Отсюда, с глубины траншеи, казалось, что они находились в глубоком колодце. На ночном небе не было ни одной звезды — наверное, их скрыла пелена дыма и сажи. Не стихала канонада, но рокот сотен стволов отдалился, сместившись дальше, по ходу вражеского наступления. Изредка сверху доносился шум моторов — пролетал очередной аэроплан.
— Нет… — прошептал Густ, когда Хейман уже решил, что ответа не будет. Пастор помолчал и добавил: — Вдыхать… тяжело.
Хейман покрутил в пальцах папиросу, не зная, что с ней делать дальше. Наконец просто сунул обратно, в карман.

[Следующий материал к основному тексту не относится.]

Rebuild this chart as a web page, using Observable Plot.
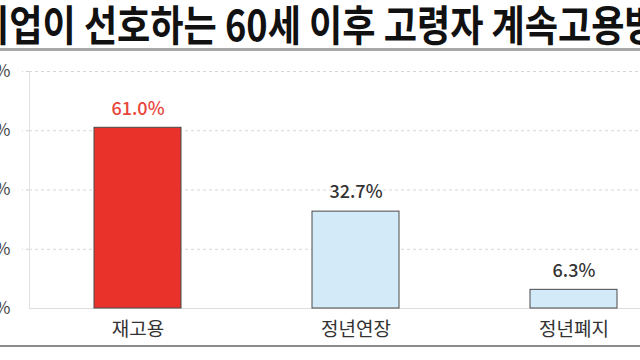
<!DOCTYPE html>
<html>
<head>
<meta charset="utf-8">
<script src="https://cdn.jsdelivr.net/npm/d3@7"></script>
<script src="https://cdn.jsdelivr.net/npm/@observablehq/plot@0.6"></script>
<style>
  html, body { margin: 0; padding: 0; background: #fff; }
  #wrap { position: relative; width: 640px; height: 360px; overflow: hidden; background: #fff;
    font-family: "Noto Sans CJK KR", "Noto Sans", sans-serif; }
  #title { position: absolute; top: 0px; left: -24px; white-space: nowrap; font-size: 42px; font-weight: 700;
    color: #111; line-height: 46px; transform: scaleX(0.86); transform-origin: 0 0; letter-spacing: 0px; }
  #topline { position: absolute; top: 48px; left: 0; width: 640px; height: 3px; background: #a8a8a8; }
  #botline { position: absolute; top: 345px; left: 0; width: 640px; height: 2px; background: #8c8c8c; }
  #chart { position: absolute; top: 51px; left: -31px; width: 734px; }
  #chart svg { max-width: none; display: block; }
</style>
</head>
<body>
<div id="wrap">
  <div id="title">기업이 선호하는 60세 이후 고령자 계속고용방식</div>
  <div id="topline"></div>
  <div id="chart"></div>
  <div id="botline"></div>
</div>
<script>
const categories = ["재고용", "정년연장", "정년폐지"];
const values = [61.0, 32.7, 6.3];
const barColors = ["#e8322a", "#d3ebf8", "#d3ebf8"];
const labelColors = ["#e8453c", "#333333", "#333333"];
const yTicks = [0, 20, 40, 60, 80];

const data = categories.map((c, i) => ({cat: c, value: values[i], fill: barColors[i], lab: labelColors[i]}));

const chart = Plot.plot({
  width: 734,
  height: 295,
  marginLeft: 60,
  marginRight: 20,
  marginTop: 20,
  marginBottom: 38,
  style: {fontFamily: "'Noto Sans CJK KR', 'Noto Sans', sans-serif", background: "transparent", maxWidth: "none"},
  x: {domain: categories, paddingInner: 0.6, paddingOuter: 0.3, label: null},
  y: {domain: [0, 80], label: null},
  marks: [
    Plot.axisY(yTicks.filter(d => d > 0), {tickSize: 7, stroke: "#cfcfcf", strokeDasharray: "3,3", text: null}),
    Plot.ruleY(yTicks.filter(d => d > 0), {stroke: "#d6d6d6", strokeDasharray: "3,3"}),
    Plot.axisY(yTicks, {tickSize: 0, tickPadding: 19, tickFormat: d => d + "%", fontSize: 17, fill: "#444", label: null}),
    Plot.frame({anchor: "left", stroke: "#e2e2e2"}),
    Plot.ruleY([0], {stroke: "#dddddd"}),
    Plot.barY(data, {x: "cat", y: "value", fill: "fill", stroke: "#4a4a4a", strokeWidth: 1}),
    Plot.text(data, {x: "cat", y: "value", text: d => d.value.toFixed(1) + "%", fill: "lab", dy: -19, fontSize: 18, fontWeight: 500}),
    Plot.axisX({tickSize: 0, tickPadding: 14, fontSize: 19, fill: "#333", label: null})
  ]
});
document.getElementById("chart").appendChild(chart);
</script>
</body>
</html>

— Глупо, — произнес Густ, глядя вверх, в темное небо расширенными глазами. — Глупо… Свалил такого бойца… и проморгал дробовик.
— Ничего, — тихо промолвил лейтенант. — Все будет хорошо.
— Не… будет… — раздельно и печально сказал Густ. Лицо раненого залила мертвенная бледность, заметная даже в могильной полутьме траншеи, черты лица заострились, как будто жизнь уже покидала его. — Не будет…
Он повернул голову к Хейману, на белом лице три угольно-черных овала — глаза и рот.
— Помоги, — попросил Пастор.
— Что? — не понял лейтенант. — Да, конечно. Поможем! Доктор там что-то ищет. Сейчас что-нибудь найдем. Обязательно найдем…
— Помоги, друг, — вновь произнес Гизелхер.
— Не дури, — ответил лейтенант. — Я найду пару новичков, сделаем носилки, тебя утащат в тыл…
Его голос сорвался, каждое следующее слово звучало фальшивее и глупее предыдущего. Командир не мог продолжать — спазм перехватил горло, глаза защипало от соленой влаги. Густ улыбнулся тонкими бескровными губами.
— Фридрих, мы ведь давно вместе… С пятнадцатого, вроде?..
— Да, — через силу ответил Хейман. — С пятнадцатого.
— Хороший был год, нескучный, — пошутил Пастор.
Хриплый страшный кашель сотряс его тело, от боли Густ прикусил губу, по щеке поползла темная струйка. Хейман нашарил его ладонь, еще совсем недавно сильную, крепкую, ныне слабую, безвольную, холодную.